— start Recorded data —

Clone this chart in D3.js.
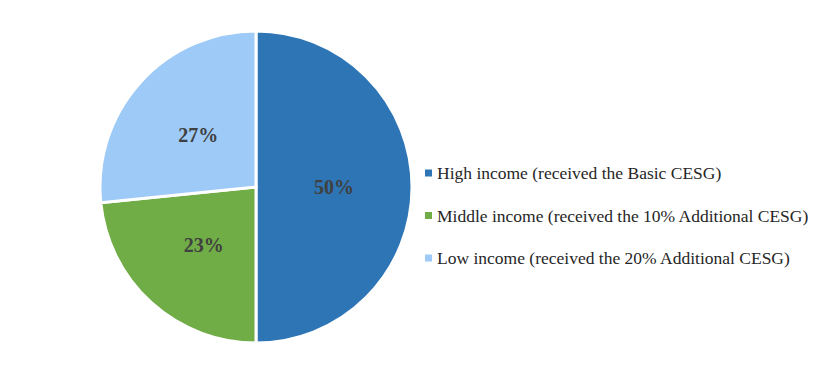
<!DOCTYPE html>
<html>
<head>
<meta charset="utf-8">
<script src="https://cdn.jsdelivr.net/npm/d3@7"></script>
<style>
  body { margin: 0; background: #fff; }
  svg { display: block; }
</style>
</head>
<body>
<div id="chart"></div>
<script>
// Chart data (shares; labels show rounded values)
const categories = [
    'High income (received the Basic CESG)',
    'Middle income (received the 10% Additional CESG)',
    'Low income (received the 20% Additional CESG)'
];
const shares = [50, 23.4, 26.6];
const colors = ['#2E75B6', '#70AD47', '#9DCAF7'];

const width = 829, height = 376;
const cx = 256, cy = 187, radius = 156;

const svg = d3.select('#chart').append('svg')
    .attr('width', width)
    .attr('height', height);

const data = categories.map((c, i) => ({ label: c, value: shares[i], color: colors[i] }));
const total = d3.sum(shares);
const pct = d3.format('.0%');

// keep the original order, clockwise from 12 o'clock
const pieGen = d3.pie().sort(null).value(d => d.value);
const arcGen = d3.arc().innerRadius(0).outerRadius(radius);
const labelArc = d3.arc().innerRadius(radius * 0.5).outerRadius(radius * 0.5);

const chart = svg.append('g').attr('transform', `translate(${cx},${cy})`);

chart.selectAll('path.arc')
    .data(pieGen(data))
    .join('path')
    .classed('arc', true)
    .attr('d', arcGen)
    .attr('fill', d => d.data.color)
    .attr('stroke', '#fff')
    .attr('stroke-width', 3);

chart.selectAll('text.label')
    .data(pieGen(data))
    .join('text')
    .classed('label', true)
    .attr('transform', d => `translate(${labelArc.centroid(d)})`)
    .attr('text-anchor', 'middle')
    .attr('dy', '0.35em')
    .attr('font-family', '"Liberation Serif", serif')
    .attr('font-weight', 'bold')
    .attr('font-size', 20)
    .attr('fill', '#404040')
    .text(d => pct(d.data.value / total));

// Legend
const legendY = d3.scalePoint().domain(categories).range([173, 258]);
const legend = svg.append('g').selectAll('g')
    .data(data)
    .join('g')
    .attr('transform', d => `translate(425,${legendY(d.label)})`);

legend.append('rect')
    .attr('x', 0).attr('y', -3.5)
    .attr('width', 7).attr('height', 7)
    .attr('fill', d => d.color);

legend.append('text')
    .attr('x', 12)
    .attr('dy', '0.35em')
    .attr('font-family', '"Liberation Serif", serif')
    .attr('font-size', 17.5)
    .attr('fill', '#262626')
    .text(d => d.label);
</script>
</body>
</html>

— end Recorded data —

**Task requirements**
Repeat the material above in full and unchanged, minus its images.

**Response to this task**
Clone this chart in D3.js.
<!DOCTYPE html>
<html>
<head>
<meta charset="utf-8">
<script src="https://cdn.jsdelivr.net/npm/d3@7"></script>
<style>
  body { margin: 0; background: #fff; }
  svg { display: block; }
</style>
</head>
<body>
<div id="chart"></div>
<script>
// Chart data (shares; labels show rounded values)
const categories = [
    'High income (received the Basic CESG)',
    'Middle income (received the 10% Additional CESG)',
    'Low income (received the 20% Additional CESG)'
];
const shares = [50, 23.4, 26.6];
const colors = ['#2E75B6', '#70AD47', '#9DCAF7'];

const width = 829, height = 376;
const cx = 256, cy = 187, radius = 156;

const svg = d3.select('#chart').append('svg')
    .attr('width', width)
    .attr('height', height);

const data = categories.map((c, i) => ({ label: c, value: shares[i], color: colors[i] }));
const total = d3.sum(shares);
const pct = d3.format('.0%');

// keep the original order, clockwise from 12 o'clock
const pieGen = d3.pie().sort(null).value(d => d.value);
const arcGen = d3.arc().innerRadius(0).outerRadius(radius);
const labelArc = d3.arc().innerRadius(radius * 0.5).outerRadius(radius * 0.5);

const chart = svg.append('g').attr('transform', `translate(${cx},${cy})`);

chart.selectAll('path.arc')
    .data(pieGen(data))
    .join('path')
    .classed('arc', true)
    .attr('d', arcGen)
    .attr('fill', d => d.data.color)
    .attr('stroke', '#fff')
    .attr('stroke-width', 3);

chart.selectAll('text.label')
    .data(pieGen(data))
    .join('text')
    .classed('label', true)
    .attr('transform', d => `translate(${labelArc.centroid(d)})`)
    .attr('text-anchor', 'middle')
    .attr('dy', '0.35em')
    .attr('font-family', '"Liberation Serif", serif')
    .attr('font-weight', 'bold')
    .attr('font-size', 20)
    .attr('fill', '#404040')
    .text(d => pct(d.data.value / total));

// Legend
const legendY = d3.scalePoint().domain(categories).range([173, 258]);
const legend = svg.append('g').selectAll('g')
    .data(data)
    .join('g')
    .attr('transform', d => `translate(425,${legendY(d.label)})`);

legend.append('rect')
    .attr('x', 0).attr('y', -3.5)
    .attr('width', 7).attr('height', 7)
    .attr('fill', d => d.color);

legend.append('text')
    .attr('x', 12)
    .attr('dy', '0.35em')
    .attr('font-family', '"Liberation Serif", serif')
    .attr('font-size', 17.5)
    .attr('fill', '#262626')
    .text(d => d.label);
</script>
</body>
</html>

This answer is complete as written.